I would take that approach to communicate it for a concept unless you needed hard surface data… then there are several ways to do this.

What are YOU trying to achieve?

Agreed, it looks like something that was either fudged for the rendering or built using Sub-division modeling, by subdividing that patch and then pinching and pulling the points row by row.

its a produced concept, rose lovegrove renault twin’z

ok, how about something simpler, they have a nice blend toward outer pattern area

My first attempt and method would be built using Sub-division modeling, by subdividing that patch and then pinching and pulling the points row by row.

as mentioned above.

The tooth brush is easier, you can project that grid and trim out the square holes, which gives you a 4 sided patch inside each square. You can then pull the CV’s of that 4 sided patch inward (using the NUV tool) and blend them out towards the outside edges.

As far as the Renault pattern, it seems like it would be a combination of patch modeling to build out the main spines then filling the divots in and blending them out, but hard to say without spending a lot of time experimenting with it. There are a lot of NURBS operations that will get you crazy patterns and by applying some process logic to it (such as understanding how to insert isoparms or divide surfaces numerically) you can control it fairly tightly.

It might also all just be direct modeled on one crazy ass surface patch.
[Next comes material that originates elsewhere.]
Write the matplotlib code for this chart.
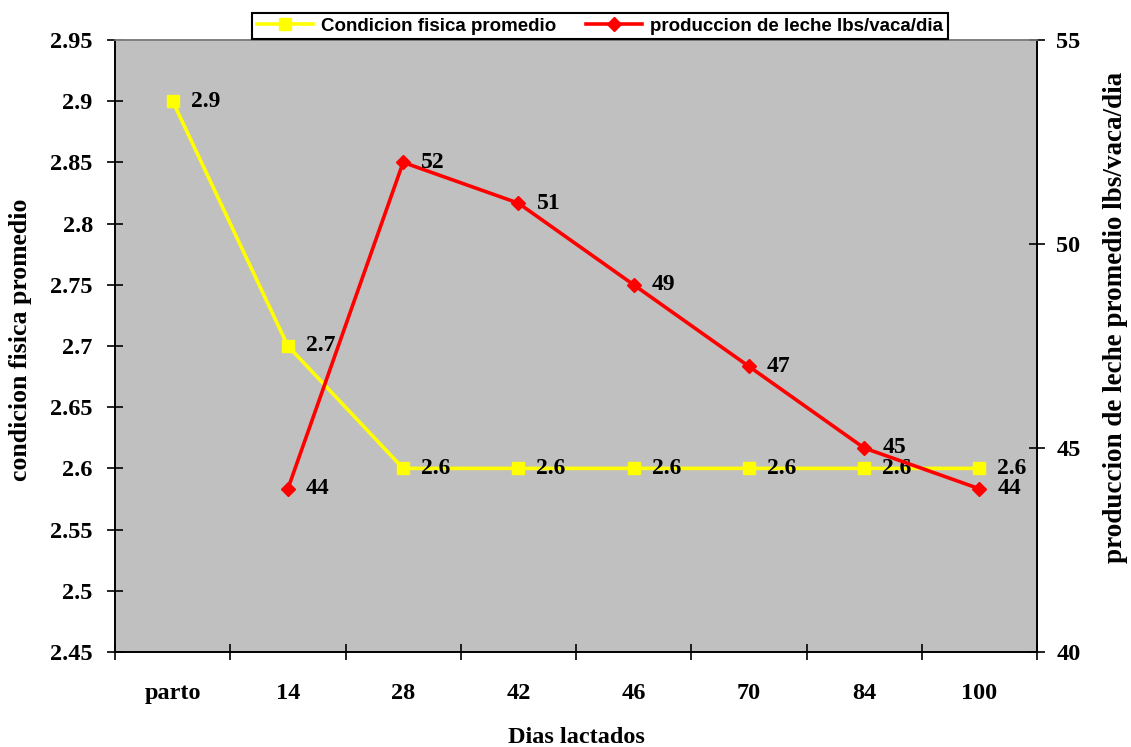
import matplotlib.pyplot as plt
import numpy as np

dias = ['parto', '14', '28', '42', '46', '70', '84', '100']
condicion = [2.9, 2.7, 2.6, 2.6, 2.6, 2.6, 2.6, 2.6]
leche_dias = ['14', '28', '42', '46', '70', '84', '100']
leche = [44, 52, 51, 49, 47, 45, 44]

serif = 'Liberation Serif'
sans = 'Liberation Sans'

fig = plt.figure(figsize=(11.31, 7.47), dpi=100)
ax = fig.add_axes([0.1017, 0.1272, 0.8152, 0.8193])
ax.set_facecolor('#c0c0c0')
ax2 = ax.twinx()

x = np.arange(len(dias))
x2 = np.array([dias.index(d) for d in leche_dias])

l1, = ax.plot(x, condicion, color='#ffff00', lw=2.6, marker='s', ms=8,
              label='Condicion fisica promedio')
l2, = ax2.plot(x2, leche, color='#ff0000', lw=2.6, marker='D', ms=7.5,
               label='produccion de leche lbs/vaca/dia')

for xi, v in zip(x, condicion):
    ax.annotate(f'{v:g}', (xi, v), xytext=(13, 0), textcoords='offset points',
                va='center', ha='left', fontsize=17, fontweight='bold', family=serif)
for xi, v in zip(x2, leche):
    ax2.annotate(f'{v:g}', (xi, v), xytext=(13, 0), textcoords='offset points',
                 va='center', ha='left', fontsize=17, fontweight='bold', family=serif)

ax.set_xlim(-0.5, len(dias) - 0.5)
ax.set_ylim(2.45, 2.95)
yt = np.arange(2.45, 2.951, 0.05).round(2)
ax.set_yticks(yt)
ax.set_yticklabels([f'{t:g}' for t in yt])
ax2.set_ylim(40, 55)
ax2.set_yticks([40, 45, 50, 55])

ax.set_xticks(np.arange(-0.5, len(dias), 1))
ax.set_xticklabels([])
ax.set_xticks(x, minor=True)
ax.set_xticklabels(dias, minor=True)
ax.tick_params(axis='x', which='minor', length=0, pad=22)
ax.tick_params(axis='x', which='major', direction='inout', length=12, width=1.2)
ax.tick_params(axis='y', direction='inout', length=12, width=1.2, pad=10)
ax2.tick_params(axis='y', direction='inout', length=12, width=1.2, pad=8)

for a in (ax, ax2):
    for lab in a.get_yticklabels() + a.get_xticklabels(minor=True):
        lab.set_fontfamily(serif)
        lab.set_fontweight('bold')
        lab.set_fontsize(17.5)
    for s in a.spines.values():
        s.set_linewidth(1.2)
ax.spines['top'].set_color('#808080')
ax2.spines['top'].set_color('#808080')

ax.set_xlabel('Dias lactados', family=serif, fontweight='bold', fontsize=17.5, labelpad=17)
fig.text(0.0177, 0.545, 'condicion fisica promedio', rotation=90, ha='center', va='center',
         family=serif, fontweight='bold', fontsize=18.5)
fig.text(0.986, 0.575, 'produccion de leche promedio lbs/vaca/dia', rotation=90,
         ha='center', va='center', family=serif, fontweight='bold', fontsize=19.5)

leg = fig.legend(handles=[l1, l2], loc='center', bbox_to_anchor=(0.5305, 0.965),
                 ncol=2, frameon=True, fancybox=False, edgecolor='black', framealpha=1,
                 prop={'family': sans, 'weight': 'bold', 'size': 13.5},
                 handlelength=3.0, columnspacing=1.6, borderpad=0.25, handletextpad=0.4)
leg.get_frame().set_linewidth(1.5)

fig.savefig('out.png', dpi=100)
At one time I found a link to a larger library of Alias Shaders. I recently lost a bunch of data; and I cannot seem to find it anymore. There used to be an Alias site that had downloadable shared resources; but it doesn’t seem to be around any longer. Does anyone know of any place that has more Alias Shaders? Also; after installing Alias Design 2016; I seem to be missing “Rubber” materials . . .

If anyone has some they wouldn’t mind sharing via dropbox or whatever; I would be grateful!

So we finally got a couple of Alias licenses at work, and I’ve been using it seriously now for the first time in a couple of years… three weeks in and I’ve already gotten two bugs confirmed by Autodesk.